--- WHAT THE EXERCISE ASKS ---
The lines from the top of the material through the line with "(0,0) rectangle (625,-1010);" are to be set down exactly. Leave the pictures out.

--- DATA LINES ---
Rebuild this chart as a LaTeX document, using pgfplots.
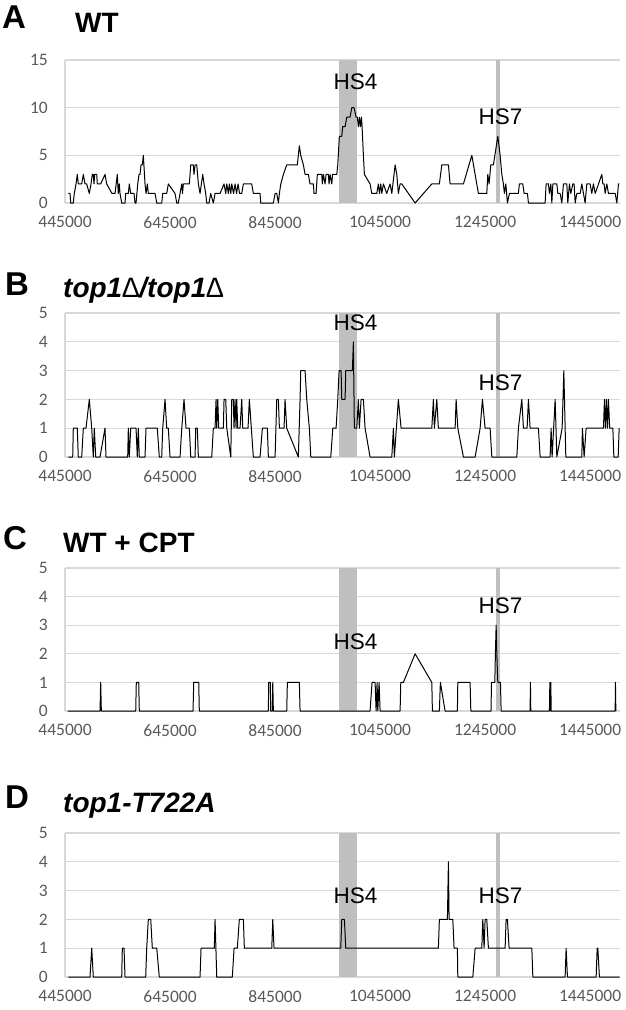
\documentclass[border=0pt]{standalone}
\usepackage{fontspec}
\setmainfont{Liberation Sans}
\newfontfamily\carlito{Carlito}
\usepackage{pgfplots}
\pgfplotsset{compat=1.18}

\definecolor{gridc}{RGB}{217,217,217}
\definecolor{tickc}{RGB}{89,89,89}
\definecolor{bandc}{RGB}{191,191,191}

\newcommand{\tl}[1]{{\carlito\fontsize{17.5}{20}\selectfont\color{tickc}#1}}

\pgfplotsset{
  panel/.style={
    scale only axis, width=555pt,
    xmin=445000, xmax=1502000, ymin=0,
    axis x line*=bottom, axis y line*=left,
    axis line style={draw=gridc, line width=1.3pt, -},
    ymajorgrids, grid style={draw=gridc, line width=1.3pt},
    major tick length=0pt, tick style={draw=none},
    scaled x ticks=false, scaled y ticks=false,
    xtick={445000,645000,845000,1045000,1245000,1445000},
    xticklabels={\tl{445000},\tl{645000},\tl{845000},\tl{1045000},\tl{1245000},\tl{1445000}},
    tick label style={inner sep=0pt},
    yticklabel style={anchor=east, xshift=-17pt},
    xticklabel style={anchor=north, yshift=-13pt},
  },
  dataline/.style={black, line width=1pt, line join=round, mark=none},
}
\tikzset{hs/.style={font=\fontsize{22.5}{24}\selectfont, inner sep=0pt}}

\newcommand{\ttl}{\fontsize{28}{31}\selectfont\bfseries}
\newcommand{\lett}{\fontsize{33}{35}\selectfont\bfseries}

\begin{document}
\begin{tikzpicture}[x=1pt,y=1pt]
\path[use as bounding box] (0,0) rectangle (625,-1010);

% titles
\node[anchor=base west, inner sep=0pt, font=\lett] at (2,-28) {A};
\node[anchor=base west, inner sep=0pt, font=\ttl] at (75,-32) {WT};
\node[anchor=base west, inner sep=0pt, font=\lett] at (5,-295) {B};
\node[anchor=base west, inner sep=0pt, font=\ttl] at (63,-297) {\itshape top1{\mdseries ∆}/top1{\mdseries ∆}};
\node[anchor=base west, inner sep=0pt, font=\lett] at (3,-549) {C};
\node[anchor=base west, inner sep=0pt, font=\ttl] at (63,-552) {WT + CPT};
\node[anchor=base west, inner sep=0pt, font=\lett] at (5,-808) {D};
\node[anchor=base west, inner sep=0pt, font=\ttl] at (63,-812) {\itshape top1-T722A};

% ---------------- A ----------------
\begin{axis}[panel, at={(65pt,-203pt)}, anchor=south west, height=143pt,
  ymax=15, ytick={0,5,10,15}, yticklabels={\tl{0},\tl{5},\tl{10},\tl{15}}]
\fill[bandc] (axis cs:967000,0) rectangle (axis cs:1001300,15);
\fill[bandc] (axis cs:1266000,0) rectangle (axis cs:1273700,15);
\addplot[dataline] coordinates {
(451300,1)(454500,1)(455900,0)(460800,0)(462700,1)(466000,2)(468400,3)(470300,2)(476800,2)(479900,3)(483100,2)(486300,2)(491300,1)(494500,2)(497000,3)(498900,3)(500200,2)(501600,3)(505400,3)(506500,2)(513000,2)(521200,3)(524400,2)(534500,1)(540300,1)(544600,3)(546500,1)(548400,2)(549800,1)(553000,0)(559300,0)(560600,1)(565600,1)(567500,2)(570100,1)(576400,1)(578400,0)(580300,0)(583500,2)(586000,3)(587900,3)(589800,4)(592300,4)(594200,5)(597400,2)(599300,1)(601800,2)(603700,1)(616500,1)(619700,0)(629200,0)(631100,1)(638700,1)(641800,2)(654600,1)(657800,0)(660800,0)(664100,1)(667400,2)(668800,1)(670400,2)(681800,2)(684500,4)(689400,4)(690700,3)(692700,4)(695900,4)(699000,2)(702200,1)(707300,3)(709800,2)(713000,1)(714900,0)(719300,0)(722500,1)(727500,0)(730800,1)(740300,1)(747900,2)(751100,1)(753100,2)(756100,1)(758000,2)(760700,1)(762600,2)(766000,1)(768900,2)(771700,1)(774600,2)(777400,1)(781600,1)(784700,2)(800600,2)(803700,1)(816500,1)(817800,0)(841800,0)(845100,1)(848300,1)(851400,0)(853300,1)(856000,2)(860900,3)(867300,4)(887500,4)(891300,6)(894000,5)(899000,4)(902200,3)(908500,3)(911700,2)(918000,2)(919300,1)(923200,1)(925600,3)(934000,3)(935200,2)(937100,3)(940300,2)(942200,3)(946600,3)(947900,2)(949800,3)(953100,2)(954600,3)(962600,3)(964500,4)(967500,7)(972000,7)(973900,8)(978400,8)(981600,9)(987900,9)(991200,10)(995500,10)(999400,9)(1001800,9)(1003800,8)(1005700,9)(1007600,8)(1009500,9)(1010800,8)(1013300,5)(1015200,3)(1026000,2)(1029300,1)(1038800,1)(1041800,2)(1043800,1)(1046400,2)(1048300,1)(1051400,2)(1057800,1)(1064100,2)(1067400,1)(1073700,4)(1076900,3)(1079900,1)(1083200,2)(1086400,2)(1111800,0)(1143600,2)(1158000,2)(1162600,4)(1175200,4)(1178400,2)(1203800,2)(1219800,5)(1232300,1)(1248300,1)(1250200,3)(1252700,2)(1255900,4)(1260900,4)(1269300,7)(1273700,5)(1276900,3)(1279900,2)(1281800,1)(1284500,2)(1287600,0)(1291400,1)(1308500,1)(1310400,2)(1316900,2)(1319400,1)(1325700,1)(1327600,0)(1359400,0)(1361300,2)(1365700,2)(1367600,1)(1370300,2)(1372200,0)(1374100,2)(1381700,2)(1383600,1)(1388000,1)(1391200,0)(1394300,2)(1400700,2)(1402600,0)(1405700,2)(1408300,1)(1412200,2)(1414600,2)(1416600,0)(1419800,1)(1426100,1)(1429300,2)(1432400,1)(1435600,0)(1438800,2)(1445100,2)(1448300,1)(1451400,2)(1454700,1)(1467400,3)(1469300,2)(1471800,2)(1473700,1)(1476900,2)(1480000,1)(1492800,1)(1496000,0)(1499100,2)(1501000,2)
};
\node[hs] at (axis cs:998400,12.69) {HS4};
\node[hs] at (axis cs:1274600,9.02) {HS7};
\end{axis}

% ---------------- B ----------------
\begin{axis}[panel, at={(65pt,-457pt)}, anchor=south west, height=144pt,
  ymax=5, ytick={0,1,2,3,4,5}, yticklabels={\tl{0},\tl{1},\tl{2},\tl{3},\tl{4},\tl{5}}]
\fill[bandc] (axis cs:967000,0) rectangle (axis cs:1001300,5);
\fill[bandc] (axis cs:1266000,0) rectangle (axis cs:1273700,5);
\addplot[dataline] coordinates {
(451300,0)(459700,0)(460800,1)(468400,1)(470300,0)(476800,0)(479900,1)(485000,1)(491300,2)(495900,1)(498900,0)(500800,1)(503500,0)(511700,0)(521200,1)(523100,0)(564400,0)(565600,1)(567500,0)(570100,1)(580300,1)(582700,0)(584600,1)(586500,0)(597400,0)(599300,1)(620800,1)(624600,0)(629200,0)(631100,1)(635500,2)(638700,1)(641800,1)(645000,0)(664100,0)(667400,1)(671700,2)(675500,1)(681800,1)(684500,0)(692700,0)(694000,1)(697000,1)(699000,0)(724500,0)(727500,1)(730800,1)(732700,2)(734000,1)(735900,2)(737800,1)(746600,1)(747900,2)(751100,2)(753100,1)(760700,0)(762600,2)(765600,2)(766900,1)(768900,2)(770800,1)(772100,2)(774000,1)(778400,1)(781600,2)(783500,1)(793600,1)(796100,2)(799900,1)(803700,0)(816500,0)(820900,1)(830400,1)(832300,0)(845100,0)(848300,2)(851400,2)(853300,1)(862200,1)(864100,2)(867300,1)(889400,0)(892700,2)(894000,3)(902200,3)(905400,2)(910400,1)(913100,0)(951200,0)(955000,1)(961300,1)(964500,2)(967000,3)(970800,3)(972100,2)(978400,2)(979700,3)(992300,3)(994200,4)(996100,1)(1000700,1)(1003700,2)(1005600,1)(1008900,2)(1013300,2)(1016500,1)(1026000,0)(1067400,0)(1070400,1)(1072300,0)(1079900,2)(1085100,1)(1143600,1)(1146600,2)(1148500,1)(1153100,2)(1156100,1)(1188000,1)(1189900,2)(1193100,1)(1203800,0)(1226100,0)(1235600,1)(1240000,2)(1245100,1)(1254600,1)(1257900,0)(1305500,0)(1308500,1)(1315000,2)(1318100,1)(1325100,1)(1327600,2)(1330800,1)(1346600,1)(1349900,0)(1368900,0)(1370800,1)(1372700,0)(1378500,2)(1381700,0)(1391800,1)(1395000,3)(1398800,0)(1429300,0)(1430400,1)(1433700,0)(1437500,1)(1470500,1)(1472400,2)(1474300,1)(1476200,2)(1478100,1)(1480000,2)(1482300,1)(1488400,1)(1490300,0)(1498500,0)(1500400,1)
};
\node[hs] at (axis cs:998400,4.65) {HS4};
\node[hs] at (axis cs:1274600,2.57) {HS7};
\end{axis}

% ---------------- C ----------------
\begin{axis}[panel, at={(65pt,-711pt)}, anchor=south west, height=143pt,
  ymax=5, ytick={0,1,2,3,4,5}, yticklabels={\tl{0},\tl{1},\tl{2},\tl{3},\tl{4},\tl{5}}]
\fill[bandc] (axis cs:967000,0) rectangle (axis cs:1001300,5);
\fill[bandc] (axis cs:1266000,0) rectangle (axis cs:1273700,5);
\addplot[dataline] coordinates {
(450700,0)(511700,0)(513000,1)(514200,0)(579700,0)(580800,1)(585400,1)(586500,0)(688800,0)(690200,1)(699700,1)(700800,0)(832300,0)(833000,1)(836100,1)(836800,0)(839900,0)(840700,1)(841800,0)(867300,0)(868500,1)(891300,1)(892700,0)(1026000,0)(1029800,1)(1035600,1)(1037500,0)(1039400,1)(1040700,0)(1043200,1)(1045100,0)(1083200,0)(1084500,1)(1089500,1)(1111800,2)(1143600,1)(1144700,0)(1158000,0)(1159900,1)(1168900,0)(1192300,0)(1193100,1)(1216500,1)(1217900,0)(1256500,0)(1257100,1)(1263600,1)(1264700,2)(1266100,3)(1267400,2)(1269300,1)(1274300,1)(1275600,0)(1330800,0)(1331400,1)(1332100,0)(1367600,0)(1368400,1)(1369500,0)(1370300,1)(1370900,0)(1492800,0)(1493300,1)(1494100,0)
};
\node[hs] at (axis cs:998400,2.43) {HS4};
\node[hs] at (axis cs:1274600,3.69) {HS7};
\end{axis}

% ---------------- D ----------------
\begin{axis}[panel, at={(65pt,-977pt)}, anchor=south west, height=144pt,
  ymax=5, ytick={0,1,2,3,4,5}, yticklabels={\tl{0},\tl{1},\tl{2},\tl{3},\tl{4},\tl{5}}]
\fill[bandc] (axis cs:967000,0) rectangle (axis cs:1001300,5);
\fill[bandc] (axis cs:1266000,0) rectangle (axis cs:1273700,5);
\addplot[dataline] coordinates {
(451300,0)(492600,0)(495900,1)(498900,0)(553000,0)(554200,1)(557400,1)(559300,0)(598700,0)(600600,1)(603700,2)(608300,2)(611300,1)(619700,1)(624600,0)(702200,0)(704100,1)(729400,1)(730800,2)(734000,0)(763700,0)(767000,1)(773200,1)(777000,2)(784700,2)(786600,1)(838800,1)(840700,2)(843100,1)(970200,1)(972100,2)(977100,2)(979700,1)(1156100,1)(1158000,2)(1173300,2)(1175200,4)(1176500,2)(1183600,2)(1186000,1)(1192300,1)(1193100,0)(1221700,0)(1226100,1)(1238800,1)(1240700,2)(1243200,1)(1245100,2)(1248300,2)(1251400,1)(1283200,1)(1285100,2)(1287600,2)(1290800,1)(1334100,1)(1336000,0)(1397500,0)(1399400,1)(1401900,0)(1456600,0)(1458500,1)(1459800,1)(1462800,0)(1501500,0)
};
\node[hs] at (axis cs:998400,2.83) {HS4};
\node[hs] at (axis cs:1274600,2.83) {HS7};
\end{axis}
\end{tikzpicture}
\end{document}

--- THE COMPLETED TASK ---
Rebuild this chart as a LaTeX document, using pgfplots.
\documentclass[border=0pt]{standalone}
\usepackage{fontspec}
\setmainfont{Liberation Sans}
\newfontfamily\carlito{Carlito}
\usepackage{pgfplots}
\pgfplotsset{compat=1.18}

\definecolor{gridc}{RGB}{217,217,217}
\definecolor{tickc}{RGB}{89,89,89}
\definecolor{bandc}{RGB}{191,191,191}

\newcommand{\tl}[1]{{\carlito\fontsize{17.5}{20}\selectfont\color{tickc}#1}}

\pgfplotsset{
  panel/.style={
    scale only axis, width=555pt,
    xmin=445000, xmax=1502000, ymin=0,
    axis x line*=bottom, axis y line*=left,
    axis line style={draw=gridc, line width=1.3pt, -},
    ymajorgrids, grid style={draw=gridc, line width=1.3pt},
    major tick length=0pt, tick style={draw=none},
    scaled x ticks=false, scaled y ticks=false,
    xtick={445000,645000,845000,1045000,1245000,1445000},
    xticklabels={\tl{445000},\tl{645000},\tl{845000},\tl{1045000},\tl{1245000},\tl{1445000}},
    tick label style={inner sep=0pt},
    yticklabel style={anchor=east, xshift=-17pt},
    xticklabel style={anchor=north, yshift=-13pt},
  },
  dataline/.style={black, line width=1pt, line join=round, mark=none},
}
\tikzset{hs/.style={font=\fontsize{22.5}{24}\selectfont, inner sep=0pt}}

\newcommand{\ttl}{\fontsize{28}{31}\selectfont\bfseries}
\newcommand{\lett}{\fontsize{33}{35}\selectfont\bfseries}

\begin{document}
\begin{tikzpicture}[x=1pt,y=1pt]
\path[use as bounding box] (0,0) rectangle (625,-1010);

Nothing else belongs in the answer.